[SHORT EXERCISE]
Only the lines from the start of the data through the line with "Line, XAxis, YAxis" belong in the copy. Restate them word for word, minus the pictures.
· · · · · · ·
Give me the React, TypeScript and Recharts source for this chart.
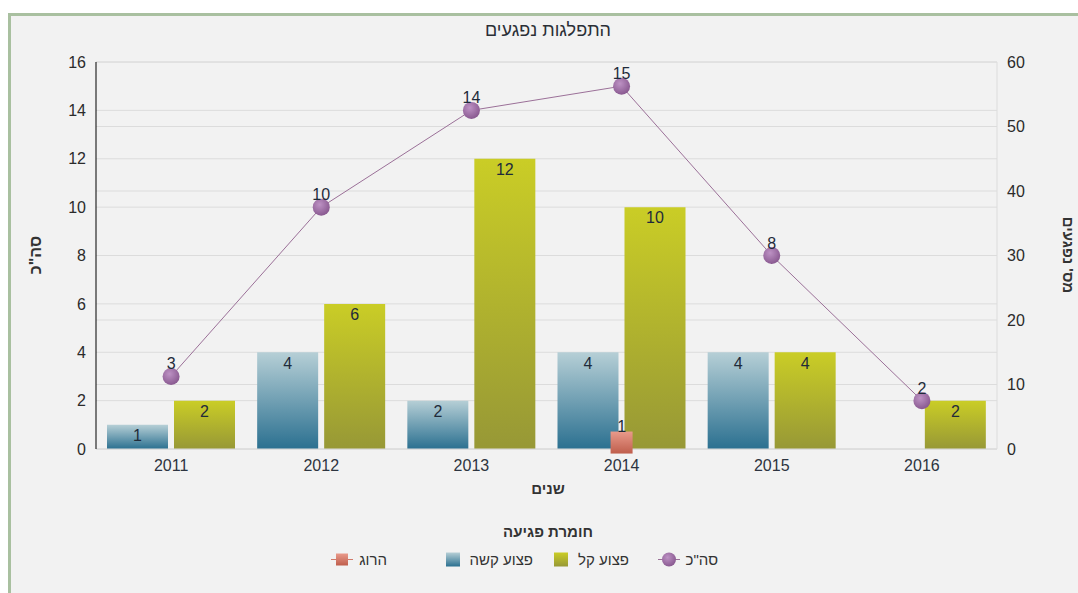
import { Bar, CartesianGrid, ComposedChart, LabelList, Line, XAxis, YAxis } from "recharts";

// data
const years = ["2011", "2012", "2013", "2014", "2015", "2016"];
const severe = [1, 4, 2, 4, 4, null]; // פצוע קשה
const light = [2, 6, 12, 10, 4, 2]; // פצוע קל
const killed = [null, null, null, 1, null, null]; // הרוג (right axis)
const total = [3, 10, 14, 15, 8, 2]; // סה"כ
const leftTicks = [0, 2, 4, 6, 8, 10, 12, 14, 16];
const rightTicks = [0, 10, 20, 30, 40, 50, 60];

const rows = years.map((year, i) => ({
  year,
  severe: severe[i],
  light: light[i],
  killed: killed[i],
  total: total[i],
}));

const FONT = '"Liberation Sans", Arial, "DejaVu Sans", sans-serif';
const TEXT = "#1f2b3a";
const GRID = "#dcdcdc";

function TotalDot(p: any) {
  if (p.cy == null || p.value == null) return <g key={p.index} />;
  return <circle key={p.index} cx={p.cx} cy={p.cy} r={8.5} fill="url(#gPurple)" />;
}

function KilledDot(p: any) {
  if (p.cy == null || p.value == null) return <g key={p.index} />;
  return <rect key={p.index} x={p.cx - 11} y={p.cy - 11} width={22} height={22} fill="url(#gRed)" />;
}

const overlay = (left: number, top: number, extra: any = {}) => ({
  position: "absolute" as const,
  left,
  top,
  transform: "translate(-50%, -50%)",
  whiteSpace: "nowrap" as const,
  ...extra,
});

function LegendItem({ right, label, marker }: { right: number; label: string; marker: any }) {
  return (
    <div
      style={{
        position: "absolute",
        right: 1067 - right,
        top: 543,
        transform: "translateY(-50%)",
        display: "flex",
        alignItems: "center",
        gap: 6,
        fontSize: 15,
        color: "#333",
        whiteSpace: "nowrap",
      }}
    >
      <svg width={22} height={16}>{marker}</svg>
      <span>{label}</span>
    </div>
  );
}

export default function App() {
  return (
    <div
      style={{
        position: "fixed",
        left: 8,
        top: 13,
        width: 1067,
        height: 577,
        background: "#f2f2f2",
        borderTop: "3px solid #a9c0a0",
        borderLeft: "3px solid #a9c0a0",
        fontFamily: FONT,
      }}
    >
      <ComposedChart
        width={1067}
        height={577}
        data={rows}
        margin={{ top: 46, right: 0, left: 0, bottom: 94 }}
        barCategoryGap={11}
        barGap={6}
      >
        <defs>
          <linearGradient id="gBlue" x1="0" y1="0" x2="0" y2="1">
            <stop offset="0%" stopColor="#b6cfd6" />
            <stop offset="100%" stopColor="#2b7090" />
          </linearGradient>
          <linearGradient id="gYellow" x1="0" y1="0" x2="0" y2="1">
            <stop offset="0%" stopColor="#cacd26" />
            <stop offset="100%" stopColor="#979836" />
          </linearGradient>
          <linearGradient id="gRed" x1="0" y1="0" x2="0" y2="1">
            <stop offset="0%" stopColor="#e99a8b" />
            <stop offset="100%" stopColor="#bf5e4c" />
          </linearGradient>
          <radialGradient id="gPurple" cx="40%" cy="35%" r="65%">
            <stop offset="0%" stopColor="#bd92c4" />
            <stop offset="100%" stopColor="#8a5a91" />
          </radialGradient>
        </defs>
        <CartesianGrid yAxisId="left" vertical={false} stroke={GRID} />
        <CartesianGrid yAxisId="right" vertical={false} stroke={GRID} />
        <XAxis
          dataKey="year"
          axisLine={{ stroke: GRID }}
          tickLine={false}
          tickMargin={5}
          height={50}
          tick={{ fontSize: 16, fill: "#2d3440" }}
        />
        <YAxis
          yAxisId="left"
          width={85}
          domain={[0, 16]}
          ticks={leftTicks}
          interval={0}
          axisLine={{ stroke: "#000" }}
          tickLine={false}
          tickMargin={4}
          tick={{ fontSize: 16, fill: "#2b2b2b" }}
        />
        <YAxis
          yAxisId="right"
          orientation="right"
          width={81}
          domain={[0, 60]}
          ticks={rightTicks}
          interval={0}
          axisLine={{ stroke: GRID }}
          tickLine={false}
          tickMargin={4}
          tick={{ fontSize: 16, fill: "#2b2b2b" }}
        />
        <Bar yAxisId="left" dataKey="severe" name="פצוע קשה" fill="url(#gBlue)" isAnimationActive={false}>
          <LabelList dataKey="severe" position="insideTop" offset={5} fill={TEXT} fontSize={16} />
        </Bar>
        <Bar yAxisId="left" dataKey="light" name="פצוע קל" fill="url(#gYellow)" isAnimationActive={false}>
          <LabelList dataKey="light" position="insideTop" offset={5} fill={TEXT} fontSize={16} />
        </Bar>
        <Line
          yAxisId="left"
          dataKey="total"
          name='סה"כ'
          stroke="#9b7098"
          strokeWidth={1}
          dot={TotalDot}
          activeDot={false}
          isAnimationActive={false}
        >
          <LabelList dataKey="total" position="top" offset={7} fill={TEXT} fontSize={16} />
        </Line>
        <Line
          yAxisId="right"
          dataKey="killed"
          name="הרוג"
          stroke="#d07a6a"
          strokeWidth={1}
          dot={KilledDot}
          activeDot={false}
          isAnimationActive={false}
        >
          <LabelList dataKey="killed" position="top" offset={11} fill={TEXT} fontSize={16} />
        </Line>
      </ComposedChart>

      <div style={overlay(537, 14, { fontSize: 18, color: "#2b2f36" })}>התפלגות נפגעים</div>
      <div style={overlay(537, 472, { fontSize: 15, fontWeight: "bold", color: "#333" })}>שנים</div>
      <div style={overlay(25, 239, { fontSize: 16, fontWeight: "bold", color: "#333", transform: "translate(-50%, -50%) rotate(-90deg)" })}>
        סה"כ
      </div>
      <div style={overlay(1057, 239, { fontSize: 15, fontWeight: "bold", color: "#333", transform: "translate(-50%, -50%) rotate(90deg)" })}>
        מס' נפגעים
      </div>

      <div style={overlay(537, 515, { fontSize: 15, fontWeight: "bold", color: "#333" })}>חומרת פגיעה</div>
      <LegendItem
        right={707}
        label='סה"כ'
        marker={
          <g>
            <defs>
              <radialGradient id="lgPurple" cx="40%" cy="35%" r="65%">
                <stop offset="0%" stopColor="#bd92c4" />
                <stop offset="100%" stopColor="#8a5a91" />
              </radialGradient>
            </defs>
            <line x1={0} y1={8} x2={22} y2={8} stroke="#9b7098" />
            <circle cx={11} cy={8} r={7} fill="url(#lgPurple)" />
          </g>
        }
      />
      <LegendItem
        right={618}
        label="פצוע קל"
        marker={
          <g>
            <defs>
              <linearGradient id="lgYellow" x1="0" y1="0" x2="0" y2="1">
                <stop offset="0%" stopColor="#cacd26" />
                <stop offset="100%" stopColor="#979836" />
              </linearGradient>
            </defs>
            <rect x={4} y={1} width={14} height={14} fill="url(#lgYellow)" />
          </g>
        }
      />
      <LegendItem
        right={522}
        label="פצוע קשה"
        marker={
          <g>
            <defs>
              <linearGradient id="lgBlue" x1="0" y1="0" x2="0" y2="1">
                <stop offset="0%" stopColor="#b6cfd6" />
                <stop offset="100%" stopColor="#2b7090" />
              </linearGradient>
            </defs>
            <rect x={4} y={1} width={14} height={14} fill="url(#lgBlue)" />
          </g>
        }
      />
      <LegendItem
        right={376}
        label="הרוג"
        marker={
          <g>
            <defs>
              <linearGradient id="lgRed" x1="0" y1="0" x2="0" y2="1">
                <stop offset="0%" stopColor="#e99a8b" />
                <stop offset="100%" stopColor="#bf5e4c" />
              </linearGradient>
            </defs>
            <line x1={0} y1={8} x2={22} y2={8} stroke="#d07a6a" />
            <rect x={5} y={2} width={12} height={12} fill="url(#lgRed)" />
          </g>
        }
      />
    </div>
  );
}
· · · · · · ·
[THE ANSWER]
Give me the React, TypeScript and Recharts source for this chart.
import { Bar, CartesianGrid, ComposedChart, LabelList, Line, XAxis, YAxis } from "recharts";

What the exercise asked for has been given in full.